PROBLEM TO WORK ON:
Emit the data below verbatim, stripping out any pictures.

****

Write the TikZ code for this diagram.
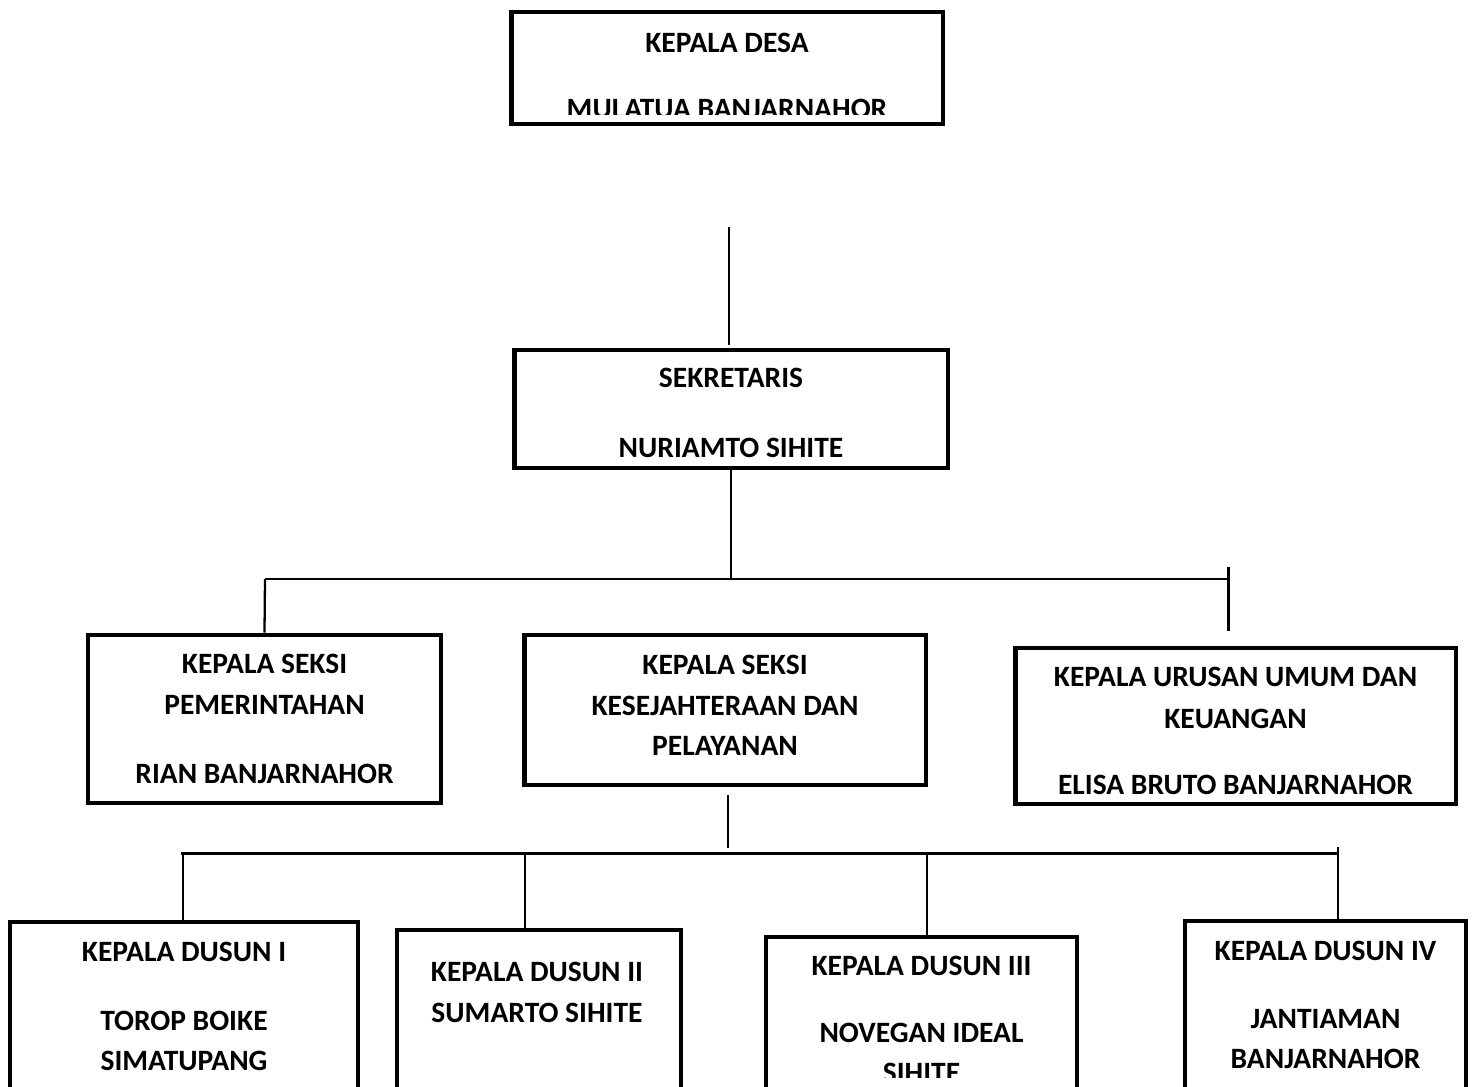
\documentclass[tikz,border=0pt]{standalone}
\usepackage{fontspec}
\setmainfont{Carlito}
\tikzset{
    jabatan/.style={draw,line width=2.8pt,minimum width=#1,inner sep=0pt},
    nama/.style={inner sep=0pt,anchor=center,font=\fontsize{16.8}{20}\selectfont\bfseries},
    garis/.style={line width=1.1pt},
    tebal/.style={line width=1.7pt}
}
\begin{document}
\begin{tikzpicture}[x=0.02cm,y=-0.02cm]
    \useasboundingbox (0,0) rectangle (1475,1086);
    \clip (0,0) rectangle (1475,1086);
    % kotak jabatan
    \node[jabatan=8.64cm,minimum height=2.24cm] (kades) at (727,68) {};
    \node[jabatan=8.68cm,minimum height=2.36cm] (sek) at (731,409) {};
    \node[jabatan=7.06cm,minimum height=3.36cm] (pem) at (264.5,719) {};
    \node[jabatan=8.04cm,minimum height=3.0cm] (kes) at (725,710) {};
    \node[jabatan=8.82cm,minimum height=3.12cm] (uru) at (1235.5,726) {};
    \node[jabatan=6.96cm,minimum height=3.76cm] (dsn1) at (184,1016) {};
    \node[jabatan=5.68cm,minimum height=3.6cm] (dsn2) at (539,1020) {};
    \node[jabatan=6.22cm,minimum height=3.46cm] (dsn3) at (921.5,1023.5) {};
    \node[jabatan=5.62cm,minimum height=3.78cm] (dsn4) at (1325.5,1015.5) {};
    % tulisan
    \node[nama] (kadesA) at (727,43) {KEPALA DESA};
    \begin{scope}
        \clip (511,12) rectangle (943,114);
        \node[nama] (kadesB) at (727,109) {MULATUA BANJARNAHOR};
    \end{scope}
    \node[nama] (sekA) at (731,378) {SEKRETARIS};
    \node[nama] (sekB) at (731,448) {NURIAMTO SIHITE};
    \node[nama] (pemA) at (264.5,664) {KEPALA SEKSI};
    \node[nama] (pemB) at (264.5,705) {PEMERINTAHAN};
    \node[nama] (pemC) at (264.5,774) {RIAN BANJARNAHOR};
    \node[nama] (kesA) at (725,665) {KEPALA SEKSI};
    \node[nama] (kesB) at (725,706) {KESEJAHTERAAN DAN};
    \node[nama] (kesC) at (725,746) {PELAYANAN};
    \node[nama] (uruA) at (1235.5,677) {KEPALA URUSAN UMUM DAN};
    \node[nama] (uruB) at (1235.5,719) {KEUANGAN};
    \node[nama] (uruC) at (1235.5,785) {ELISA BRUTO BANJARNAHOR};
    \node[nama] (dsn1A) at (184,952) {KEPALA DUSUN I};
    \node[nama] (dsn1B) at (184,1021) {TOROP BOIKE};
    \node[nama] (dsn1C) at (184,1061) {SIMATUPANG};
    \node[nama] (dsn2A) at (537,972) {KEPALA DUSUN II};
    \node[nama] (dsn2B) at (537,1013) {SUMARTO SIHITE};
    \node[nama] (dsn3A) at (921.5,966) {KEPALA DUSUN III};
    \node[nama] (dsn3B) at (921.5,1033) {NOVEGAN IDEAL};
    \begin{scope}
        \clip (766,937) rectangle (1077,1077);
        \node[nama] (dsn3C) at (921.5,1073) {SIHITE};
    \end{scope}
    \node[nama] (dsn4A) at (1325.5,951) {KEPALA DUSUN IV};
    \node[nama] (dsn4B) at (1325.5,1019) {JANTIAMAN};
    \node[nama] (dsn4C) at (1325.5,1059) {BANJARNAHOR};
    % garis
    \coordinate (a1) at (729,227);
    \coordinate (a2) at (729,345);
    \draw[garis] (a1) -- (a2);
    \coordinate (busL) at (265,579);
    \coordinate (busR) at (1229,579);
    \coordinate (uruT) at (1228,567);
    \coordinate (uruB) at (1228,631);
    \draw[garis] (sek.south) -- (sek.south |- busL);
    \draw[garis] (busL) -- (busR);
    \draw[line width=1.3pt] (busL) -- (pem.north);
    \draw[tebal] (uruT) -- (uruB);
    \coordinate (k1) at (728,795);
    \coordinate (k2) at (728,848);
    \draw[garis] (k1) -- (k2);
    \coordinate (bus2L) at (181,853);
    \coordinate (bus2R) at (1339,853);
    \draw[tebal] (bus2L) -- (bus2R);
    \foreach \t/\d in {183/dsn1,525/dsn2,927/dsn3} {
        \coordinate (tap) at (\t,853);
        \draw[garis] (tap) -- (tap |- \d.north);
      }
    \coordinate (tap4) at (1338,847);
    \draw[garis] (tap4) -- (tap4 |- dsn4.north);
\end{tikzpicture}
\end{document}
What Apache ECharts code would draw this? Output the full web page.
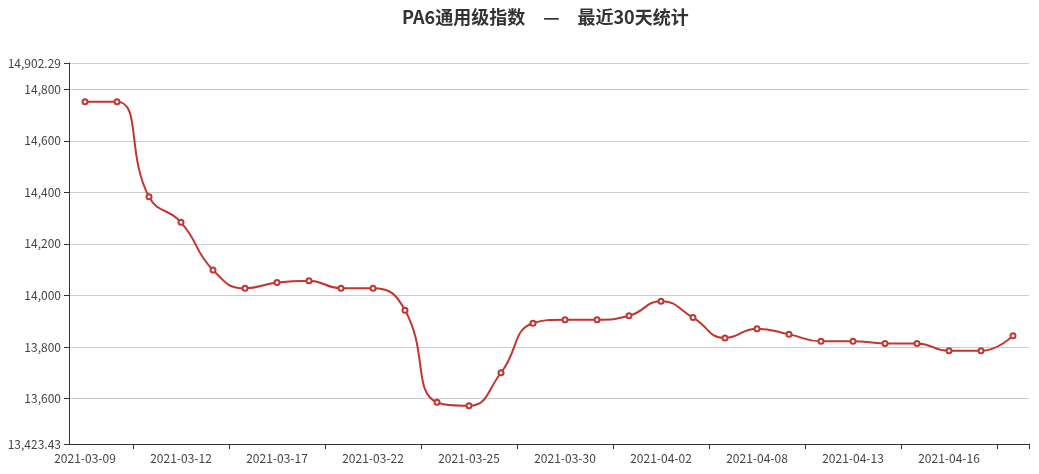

****

REPLY TO THE TASK:
Write the TikZ code for this diagram.
\documentclass[tikz,border=0pt]{standalone}
\usepackage{fontspec}
\setmainfont{Carlito}
\tikzset{
    jabatan/.style={draw,line width=2.8pt,minimum width=#1,inner sep=0pt},
    nama/.style={inner sep=0pt,anchor=center,font=\fontsize{16.8}{20}\selectfont\bfseries},
    garis/.style={line width=1.1pt},
    tebal/.style={line width=1.7pt}
}
\begin{document}
\begin{tikzpicture}[x=0.02cm,y=-0.02cm]
    \useasboundingbox (0,0) rectangle (1475,1086);
    \clip (0,0) rectangle (1475,1086);
    % kotak jabatan
    \node[jabatan=8.64cm,minimum height=2.24cm] (kades) at (727,68) {};
    \node[jabatan=8.68cm,minimum height=2.36cm] (sek) at (731,409) {};
    \node[jabatan=7.06cm,minimum height=3.36cm] (pem) at (264.5,719) {};
    \node[jabatan=8.04cm,minimum height=3.0cm] (kes) at (725,710) {};
    \node[jabatan=8.82cm,minimum height=3.12cm] (uru) at (1235.5,726) {};
    \node[jabatan=6.96cm,minimum height=3.76cm] (dsn1) at (184,1016) {};
    \node[jabatan=5.68cm,minimum height=3.6cm] (dsn2) at (539,1020) {};
    \node[jabatan=6.22cm,minimum height=3.46cm] (dsn3) at (921.5,1023.5) {};
    \node[jabatan=5.62cm,minimum height=3.78cm] (dsn4) at (1325.5,1015.5) {};
    % tulisan
    \node[nama] (kadesA) at (727,43) {KEPALA DESA};
    \begin{scope}
        \clip (511,12) rectangle (943,114);
        \node[nama] (kadesB) at (727,109) {MULATUA BANJARNAHOR};
    \end{scope}
    \node[nama] (sekA) at (731,378) {SEKRETARIS};
    \node[nama] (sekB) at (731,448) {NURIAMTO SIHITE};
    \node[nama] (pemA) at (264.5,664) {KEPALA SEKSI};
    \node[nama] (pemB) at (264.5,705) {PEMERINTAHAN};
    \node[nama] (pemC) at (264.5,774) {RIAN BANJARNAHOR};
    \node[nama] (kesA) at (725,665) {KEPALA SEKSI};
    \node[nama] (kesB) at (725,706) {KESEJAHTERAAN DAN};
    \node[nama] (kesC) at (725,746) {PELAYANAN};
    \node[nama] (uruA) at (1235.5,677) {KEPALA URUSAN UMUM DAN};
    \node[nama] (uruB) at (1235.5,719) {KEUANGAN};
    \node[nama] (uruC) at (1235.5,785) {ELISA BRUTO BANJARNAHOR};
    \node[nama] (dsn1A) at (184,952) {KEPALA DUSUN I};
    \node[nama] (dsn1B) at (184,1021) {TOROP BOIKE};
    \node[nama] (dsn1C) at (184,1061) {SIMATUPANG};
    \node[nama] (dsn2A) at (537,972) {KEPALA DUSUN II};
    \node[nama] (dsn2B) at (537,1013) {SUMARTO SIHITE};
    \node[nama] (dsn3A) at (921.5,966) {KEPALA DUSUN III};
    \node[nama] (dsn3B) at (921.5,1033) {NOVEGAN IDEAL};
    \begin{scope}
        \clip (766,937) rectangle (1077,1077);
        \node[nama] (dsn3C) at (921.5,1073) {SIHITE};
    \end{scope}
    \node[nama] (dsn4A) at (1325.5,951) {KEPALA DUSUN IV};
    \node[nama] (dsn4B) at (1325.5,1019) {JANTIAMAN};
    \node[nama] (dsn4C) at (1325.5,1059) {BANJARNAHOR};
    % garis
    \coordinate (a1) at (729,227);
    \coordinate (a2) at (729,345);
    \draw[garis] (a1) -- (a2);
    \coordinate (busL) at (265,579);
    \coordinate (busR) at (1229,579);
    \coordinate (uruT) at (1228,567);
    \coordinate (uruB) at (1228,631);
    \draw[garis] (sek.south) -- (sek.south |- busL);
    \draw[garis] (busL) -- (busR);
    \draw[line width=1.3pt] (busL) -- (pem.north);
    \draw[tebal] (uruT) -- (uruB);
    \coordinate (k1) at (728,795);
    \coordinate (k2) at (728,848);
    \draw[garis] (k1) -- (k2);
    \coordinate (bus2L) at (181,853);
    \coordinate (bus2R) at (1339,853);
    \draw[tebal] (bus2L) -- (bus2R);
    \foreach \t/\d in {183/dsn1,525/dsn2,927/dsn3} {
        \coordinate (tap) at (\t,853);
        \draw[garis] (tap) -- (tap |- \d.north);
      }
    \coordinate (tap4) at (1338,847);
    \draw[garis] (tap4) -- (tap4 |- dsn4.north);
\end{tikzpicture}
\end{document}
What Apache ECharts code would draw this? Output the full web page.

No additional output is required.